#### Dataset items
-- Start --
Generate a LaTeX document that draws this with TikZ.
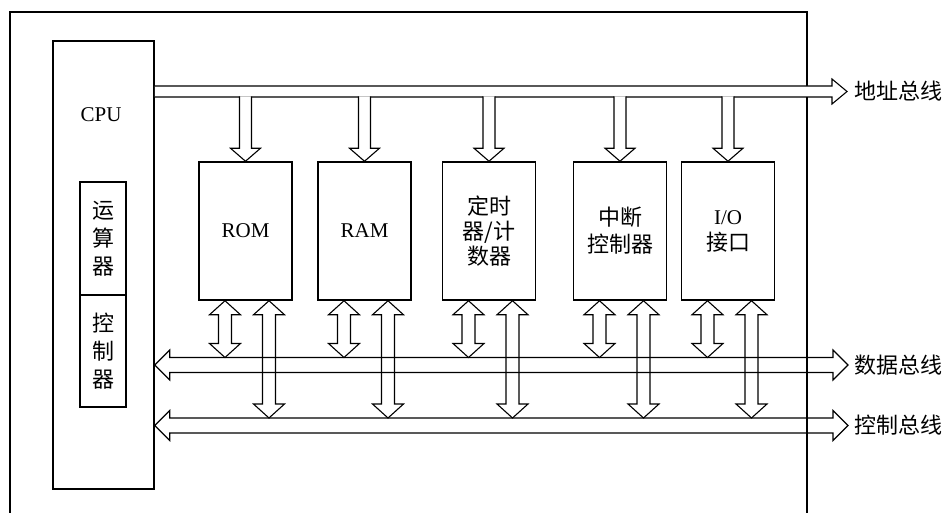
\documentclass[tikz,border=0pt]{standalone}
\usepackage{fontspec}
\setmainfont{Liberation Serif}
\newfontfamily\cjk{Noto Sans CJK SC}
\usepackage{tikz}
\usetikzlibrary{positioning,calc}

\begin{document}
\begin{tikzpicture}[
    x=1pt, y=1pt,
    cpubox/.style   = {draw, line width=1.5pt, minimum width=101pt,
                       minimum height=448pt, inner sep=0pt},
    unit/.style     = {draw, line width=1.4pt, minimum width=46pt,
                       minimum height=113pt, inner sep=0pt, align=center,
                       font=\cjk\fontsize{22}{28}\selectfont},
    modbox/.style   = {draw, line width=1.5pt, minimum width=93pt,
                       minimum height=138pt, inner sep=0pt, align=center,
                       font=\fontsize{21}{26}\selectfont},
    bus/.style      = {draw, line width=1.1pt, line join=miter},
    buslab/.style   = {inner sep=0pt, anchor=west,
                       font=\cjk\fontsize{22}{25}\selectfont}
]
\clip (0,0) rectangle (949,512);

% board and CPU
\draw[line width=1.4pt] (10,-10) rectangle (807,500);
\node[cpubox] (cpu) at (103.5,247) {};
\node[font=\fontsize{21}{24}\selectfont] (cpulab) at (101,397) {CPU};
\node[unit] (alu) at (103,273.5) {运\\算\\器};
\node[unit, minimum height=112pt] (ctl) at (103,161) {控\\制\\器};

% modules on the buses
\node[modbox] (rom) at (245.5,281) {ROM};
\node[modbox] (ram) at (364.5,281) {RAM};
\node[modbox, font=\cjk\fontsize{22}{25}\selectfont] (tmr) at (489,281) {定时\\器/计\\数器};
\node[modbox, font=\cjk\fontsize{22}{27}\selectfont] (irq) at (620,281) {中断\\控制器};
\node[modbox] (io) at (728,281) {I/O\\{\cjk\fontsize{22}{26}\selectfont 接口}};

% bus ends and labels
\coordinate (aend) at (847,420.5);
\coordinate (dend) at (848,147);
\coordinate (cend) at (848,86.5);
\node[buslab, right=7pt of aend] (alab) {地址总线};
\node[buslab, right=6pt of dend] (dlab) {数据总线};
\node[buslab, right=6pt of cend] (clab) {控制总线};

% address bus
\draw[bus, fill=white] let \p1=(cpu.east), \p2=(aend) in
    (\x1,\y2+5.5) -- (\x2-15,\y2+5.5) -- (\x2-15,\y2+12.5) -- (\p2)
    -- (\x2-15,\y2-12.5) -- (\x2-15,\y2-5.5) -- (\x1,\y2-5.5);

% data bus
\draw[bus] let \p1=(cpu.east), \p2=(dend) in
    (\x1,\y2) -- (\x1+15,\y2+15) -- (\x1+15,\y2+7.5) -- (\x2-15,\y2+7.5)
    -- (\x2-15,\y2+15) -- (\p2) -- (\x2-15,\y2-15) -- (\x2-15,\y2-7.5)
    -- (\x1+15,\y2-7.5) -- (\x1+15,\y2-15) -- cycle;

% control bus
\draw[bus] let \p1=(cpu.east), \p2=(cend) in
    (\x1,\y2) -- (\x1+15,\y2+15) -- (\x1+15,\y2+7.5) -- (\x2-15,\y2+7.5)
    -- (\x2-15,\y2+15) -- (\p2) -- (\x2-15,\y2-15) -- (\x2-15,\y2-7.5)
    -- (\x1+15,\y2-7.5) -- (\x1+15,\y2-15) -- cycle;

\foreach \m in {rom,ram,tmr,irq,io}{
  % address drop
  \draw[bus, fill=white] let \p1=(\m.north), \p2=(aend) in
      (\x1-6,\y2-5) -- (\x1-6,\y1+13) -- (\x1-15,\y1+13) -- (\p1)
      -- (\x1+15,\y1+13) -- (\x1+6,\y1+13) -- (\x1+6,\y2-5);
  % to data bus
  \draw[bus] let \p1=($(\m.south)+(-20.5,0)$), \p2=(dend) in
      (\p1) -- (\x1+15.5,\y1-14) -- (\x1+6.5,\y1-14) -- (\x1+6.5,\y2+21.5)
      -- (\x1+15.5,\y2+21.5) -- (\x1,\y2+7.5) -- (\x1-15.5,\y2+21.5)
      -- (\x1-6.5,\y2+21.5) -- (\x1-6.5,\y1-14) -- (\x1-15.5,\y1-14) -- cycle;
  % to control bus
  \draw[bus] let \p1=($(\m.south)+(23.5,0)$), \p2=(cend) in
      (\p1) -- (\x1+15.5,\y1-14) -- (\x1+6.5,\y1-14) -- (\x1+6.5,\y2+21.5)
      -- (\x1+15.5,\y2+21.5) -- (\x1,\y2+7.5) -- (\x1-15.5,\y2+21.5)
      -- (\x1-6.5,\y2+21.5) -- (\x1-6.5,\y1-14) -- (\x1-15.5,\y1-14) -- cycle;
}

\end{tikzpicture}
\end{document}
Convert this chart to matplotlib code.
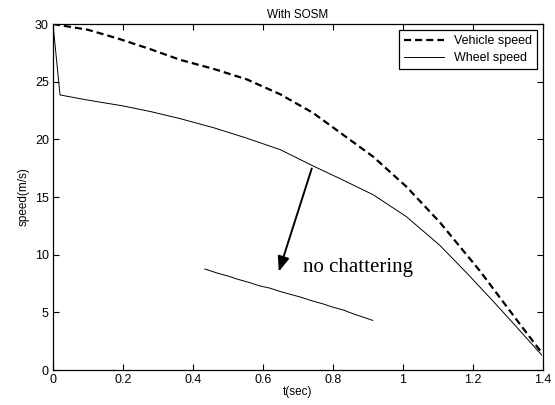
import numpy as np
import matplotlib.pyplot as plt

# data
t_vehicle = [0.0, 0.1, 0.19, 0.28, 0.363, 0.46, 0.554, 0.65, 0.743, 0.82, 0.915, 1.01, 1.106, 1.163, 1.22, 1.277, 1.334, 1.397]
v_vehicle = [30.0, 29.5, 28.7, 27.8, 26.9, 26.1, 25.2, 23.9, 22.3, 20.6, 18.5, 15.9, 12.8, 10.7, 8.6, 6.3, 4.0, 1.5]

t_wheel = [0.0, 0.02, 0.1, 0.2, 0.28, 0.363, 0.46, 0.554, 0.65, 0.743, 0.82, 0.915, 1.01, 1.106, 1.183, 1.257, 1.314, 1.397]
v_wheel = [30.0, 23.85, 23.4, 22.9, 22.4, 21.8, 21.0, 20.1, 19.1, 17.7, 16.6, 15.2, 13.3, 10.8, 8.4, 6.0, 4.1, 1.3]

# zoomed piece showing no chattering
t_zoom = [0.434, 0.47, 0.5, 0.53, 0.56, 0.59, 0.62, 0.65, 0.68, 0.71, 0.74, 0.77, 0.8, 0.83, 0.86, 0.89, 0.914]
v_zoom = [8.76, 8.4, 8.15, 7.85, 7.6, 7.3, 7.1, 6.8, 6.55, 6.3, 6.0, 5.75, 5.45, 5.2, 4.85, 4.55, 4.3]

arrow_start = (0.742, 17.7)
arrow_end = (0.643, 8.3)

plt.rcParams['font.family'] = ['Liberation Sans', 'DejaVu Sans']

fig = plt.figure(figsize=(5.55, 4.05), dpi=100)
ax = fig.add_axes([0.0955, 0.0864, 0.8825, 0.8543])

ax.plot(t_vehicle, v_vehicle, 'k--', lw=1.6, dashes=(3.2, 1.8), label='Vehicle speed')
ax.plot(t_wheel, v_wheel, 'k-', lw=0.7, label='Wheel speed')
ax.plot(t_zoom, v_zoom, 'k-', lw=0.7)

ax.annotate('', xy=arrow_end, xytext=arrow_start,
            arrowprops=dict(arrowstyle='-|>,head_length=0.9,head_width=0.35', color='k', lw=1.4))
ax.text(0.714, 8.9, 'no chattering', family=['Liberation Serif'], fontsize=15, va='center', ha='left')

ax.set_xlim(0, 1.4)
ax.set_ylim(0, 30)
ax.set_xticks(np.arange(0, 1.41, 0.2))
ax.set_xticklabels(['0', '0.2', '0.4', '0.6', '0.8', '1', '1.2', '1.4'])
ax.set_yticks([0, 5, 10, 15, 20, 25, 30])
ax.tick_params(direction='in', top=True, right=True, labelsize=9, length=4, width=0.8, pad=3)
for s in ax.spines.values():
    s.set_linewidth(0.9)

ax.set_title('With SOSM', fontsize=8.5, pad=4)
ax.set_xlabel('t(sec)', fontsize=8.5, labelpad=0)
ax.set_ylabel('speed(m/s)', fontsize=8.5, labelpad=4)

leg = ax.legend(loc='upper right', fontsize=9, fancybox=False, framealpha=1,
                edgecolor='k', borderaxespad=0.5, handlelength=3.2, labelspacing=0.4,
                borderpad=0.4)
leg.get_frame().set_linewidth(0.9)

fig.savefig('out.png', dpi=100)
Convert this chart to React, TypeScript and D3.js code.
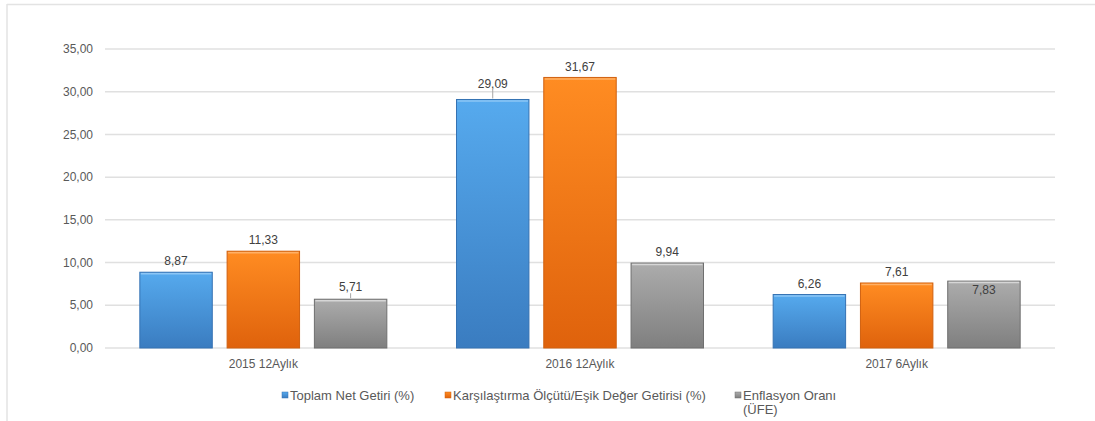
import React from "react";
import * as d3 from "d3";

const categories = ["2015 12Aylık", "2016 12Aylık", "2017 6Aylık"];
const seriesNames = ["Toplam Net Getiri (%)", "Karşılaştırma Ölçütü/Eşik Değer Getirisi (%)", "Enflasyon Oranı (ÜFE)"];
const toplamNet = [8.87, 29.09, 6.26];
const karsilastirma = [11.33, 31.67, 7.61];
const enflasyon = [5.71, 9.94, 7.83];
const yTicks = [0, 5, 10, 15, 20, 25, 30, 35];

const W = 1095, H = 421;
const plot = { left: 105, right: 1055, top: 49, bottom: 348 };

const colors = [
  { top: "#56aaee", bot: "#3a7cc0", edge: "#3572b3", hi: "#8cc6f5" },
  { top: "#ff8c22", bot: "#df620c", edge: "#d0600f", hi: "#ffb066" },
  { top: "#acacac", bot: "#7f7f7f", edge: "#6f6f6f", hi: "#d6d6d6" },
];

// label placement tweaks: extra offset above bar (px), or inside
const labelExtra = [
  [0, 0, 1],
  [5, 0, 0],
  [0, 0, -1],
];

const fmt = (v: number) => v.toFixed(2).replace(".", ",");

export default function App() {
  const series = [toplamNet, karsilastirma, enflasyon];
  const y = d3.scaleLinear().domain([0, 35]).range([plot.bottom, plot.top]);
  const x0 = d3.scaleBand<string>().domain(categories).range([plot.left, plot.right]).paddingInner(0.22).paddingOuter(0.11);
  const x1 = d3.scaleBand<number>().domain([0, 1, 2]).range([0, x0.bandwidth()]).paddingInner(0.17);
  const font = "'Liberation Sans', Arial, sans-serif";
  const legendX = [282, 445, 735];

  return (
    <svg width={W} height={H} style={{ position: "absolute", left: 0, top: 0 }} fontFamily={font}>
      <defs>
        {colors.map((c, i) => (
          <linearGradient key={i} id={`g${i}`} x1="0" y1="0" x2="0" y2="1">
            <stop offset="0" stopColor={c.top} />
            <stop offset="1" stopColor={c.bot} />
          </linearGradient>
        ))}
      </defs>
      <rect x={0} y={0} width={W} height={H} fill="#fff" />
      <line x1={7} x2={W} y1={4.5} y2={4.5} stroke="#e3e3e3" strokeWidth={1.5} />
      <line x1={7} x2={7} y1={4} y2={H} stroke="#e3e3e3" strokeWidth={1.5} />
      {yTicks.map((t) => (
        <g key={t}>
          <line x1={plot.left} x2={plot.right} y1={y(t)} y2={y(t)} stroke="#e0e0e0" strokeWidth={1.5} />
          <text x={93} y={y(t)} dy="0.35em" textAnchor="end" fontSize={12} fill="#595959">{fmt(t)}</text>
        </g>
      ))}
      {categories.map((cat, ci) => (
        <g key={cat} transform={`translate(${x0(cat)},0)`}>
          {series.map((s, si) => {
            const v = s[ci];
            const bx = x1(si)!;
            const bw = x1.bandwidth();
            const top = y(v);
            const extra = labelExtra[ci][si];
            const inside = extra < 0;
            const ly = inside ? top + 9 : top - 11 - extra;
            return (
              <g key={si}>
                <rect x={bx} y={top} width={bw} height={plot.bottom - top} fill={`url(#g${si})`} stroke={colors[si].edge} strokeWidth={1} />
                <line x1={bx + 1} x2={bx + bw - 1} y1={top + 1.5} y2={top + 1.5} stroke={colors[si].hi} strokeWidth={1.5} />
                {!inside && extra > 0 && (
                  <line x1={bx + bw / 2} x2={bx + bw / 2} y1={ly + 6} y2={top - 1} stroke="#a6a6a6" strokeWidth={1} />
                )}
                <text x={bx + bw / 2} y={ly} dy="0.35em" textAnchor="middle" fontSize={12} fill="#404040">{fmt(v)}</text>
              </g>
            );
          })}
          <text x={x0.bandwidth() / 2} y={364} dy="0.35em" textAnchor="middle" fontSize={12} fill="#595959">{cat}</text>
        </g>
      ))}
      {seriesNames.map((n, i) => {
        const lx = legendX[i];
        const lines = i === 2 ? ["Enflasyon Oranı", "(ÜFE)"] : [n];
        return (
          <g key={n}>
            <rect x={lx} y={392} width={6} height={6} fill={`url(#g${i})`} stroke={colors[i].edge} strokeWidth={0.5} />
            {lines.map((t, k) => (
              <text key={k} x={lx + 8} y={395.5 + k * 14} dy="0.35em" fontSize={13} fill="#595959">{t}</text>
            ))}
          </g>
        );
      })}
    </svg>
  );
}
-- End --
#### Instructions for the task
Among the entries above, locate the line with "Convert this chart to React, TypeScript" and the line with "49, bottom: 348". Give those two lines and all lines between them again, exactly, leaving out the pictures.

#### Answer
Convert this chart to React, TypeScript and D3.js code.
import React from "react";
import * as d3 from "d3";

const categories = ["2015 12Aylık", "2016 12Aylık", "2017 6Aylık"];
const seriesNames = ["Toplam Net Getiri (%)", "Karşılaştırma Ölçütü/Eşik Değer Getirisi (%)", "Enflasyon Oranı (ÜFE)"];
const toplamNet = [8.87, 29.09, 6.26];
const karsilastirma = [11.33, 31.67, 7.61];
const enflasyon = [5.71, 9.94, 7.83];
const yTicks = [0, 5, 10, 15, 20, 25, 30, 35];

const W = 1095, H = 421;
const plot = { left: 105, right: 1055, top: 49, bottom: 348 };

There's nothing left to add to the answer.